Some would say you can't.
Henry Van Dyke wrote, "As long as habit and routine dictate the pattern of living, new dimensions of the soul will not emerge." Isn't that what artists are about: uncovering "new dimensions of the soul"? However, Van Dyke suggests that when routine "dictate[s] the pattern of living," inspiration suffers. Formulas and systems may work for accountants, but artists require elasticity. You never know when the muse will strike. So the last thing you want to do is force her into "your schedule."
But we need schedules. So isn't it possible to make one that accommodates muses?
Kathryn Lindskoog seems to think so. In her wonderful book, Creative Writing, For People Who Can’t Not Write, she catalogs a plethora of peculiar ways that authors have sought inspiration.
If creativity is partly a matter of having the right brain waves going in the right part of the brain, what can a person do physically to enhance creativity? Many writers and thinkers have come up with ideas of their own. Bosset wrapped his head in furs, Schiller wrote with his feet in ice water and smelled rotten apples, Prouse lined his room with cork and kept the windows shut tight, Turgenev kept his feet in a bucket of hot water, Swinburne isolated himself, Oswald Sitwel wrote best in hotel bedrooms, Thackery wrote best inside the busy Athenaeum Club in London, Voltaire dictated while sitting in bed, Descartes and Rossini created flat in bed, Victor Hugo composed on top of a bus, Samuel Johnson thought best in a moving carriage, Trollope wrote in a train, Thackery and Sothey could get ideas only when holding a pen, Balzac drank poisonous quantities of black coffee, Tennyson got his best ideas in spring and summer, and Einstein got his best ideas while shaving. Woody Allen prefers to write on a bed, with no noise or music to distract him. Agatha Christie said that the best time for planning a book is when you’re doing the dishes.

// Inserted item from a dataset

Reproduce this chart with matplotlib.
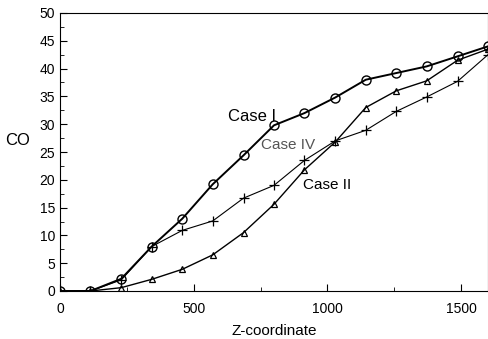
import numpy as np
import matplotlib.pyplot as plt
from matplotlib.ticker import MultipleLocator

plt.rcParams['font.family'] = ['Liberation Sans', 'DejaVu Sans']

# Z positions of the samples
z = [0, 114, 229, 343, 457, 571, 686, 800, 914, 1029, 1143, 1257, 1371, 1486, 1600]

# CO values for each case
case1 = [0, 0, 2.2, 8, 13, 19.2, 24.4, 29.8, 32, 34.8, 38, 39.2, 40.4, 42.2, 44]
case2 = [0, 0, 0.6, 2.1, 3.9, 6.5, 10.5, 15.6, 21.8, 26.8, 33, 36, 37.8, 41.5, 43.5]
case4 = [0, 0, 2, 8, 10.9, 12.6, 16.7, 19, 23.5, 27, 28.9, 32.3, 34.9, 37.7, 42.5]

fig = plt.figure(figsize=(4.89, 3.39), dpi=100)
ax = fig.add_axes([60/489, 48/339, 428/489, 278/339])

ax.plot(z, case4, color='black', lw=0.8, marker='+', ms=7, mew=0.9)
ax.plot(z, case2, color='black', lw=1.0, marker='^', ms=5, mfc='none', mew=0.9)
ax.plot(z, case1, color='black', lw=1.4, marker='o', ms=6.5, mfc='none', mew=1.0)

ax.text(627, 31.3, 'Case I', fontsize=12, va='center', ha='left')
ax.text(750, 26.2, 'Case IV', fontsize=11, va='center', ha='left', color='#555555')
ax.text(907, 19.0, 'Case II', fontsize=11, va='center', ha='left')

ax.set_xlim(0, 1600)
ax.set_ylim(0, 50)
ax.xaxis.set_major_locator(MultipleLocator(500))
ax.xaxis.set_minor_locator(MultipleLocator(250))
ax.yaxis.set_major_locator(MultipleLocator(5))
ax.yaxis.set_minor_locator(MultipleLocator(2.5))
ax.tick_params(which='both', direction='in', labelsize=10)
ax.tick_params(which='major', length=5)
ax.tick_params(which='minor', length=3)
ax.tick_params(axis='x', which='major', pad=8)

ax.set_xlabel('Z-coordinate', fontsize=11, labelpad=6)
ax.set_ylabel('CO', fontsize=12, rotation=0, va='center', ha='center')
ax.yaxis.set_label_coords(-0.099, 0.543)

fig.savefig('out.png', dpi=100)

If this collection of oddballs reveals anything it's that inspiration has no blueprint. It's as varied as the people who receive it. Which may be the key to how it is received. Whether it's "doing the dishes," submerging your feet "in ice water," or drinking "poisonous amounts of black coffee," you must find the routine unique to your creative muse. Some like listening to loud music; others want complete silence. Some like sitting in a mall, others prefer being locked in a study. The point is not "what works," but 'what works for you"?
I had a pastor friend tell me about the time he was confronted by a church member regarding his use of sermon notes. "If the Holy Spirit had really inspired you," they objected, "you would not require notes." To which my friend responded, "But the Holy Spirit inspires me when I write my notes."
If inspiration is like lightening, then it strikes randomly, unpredictably. However, this should not prevent us from sending up kites whenever possible. Whether it's A.M. or P.M., indoors or outdoors, seat-of-the pants writing or strict plotting -- get that kite in the air! Like good ol' Ben Franklin, you never know when that string will become a fiery conductor of your next "big idea."
Sure, routines can become ruts. Your challenge is to maintain a writing routine without quenching that creative spark.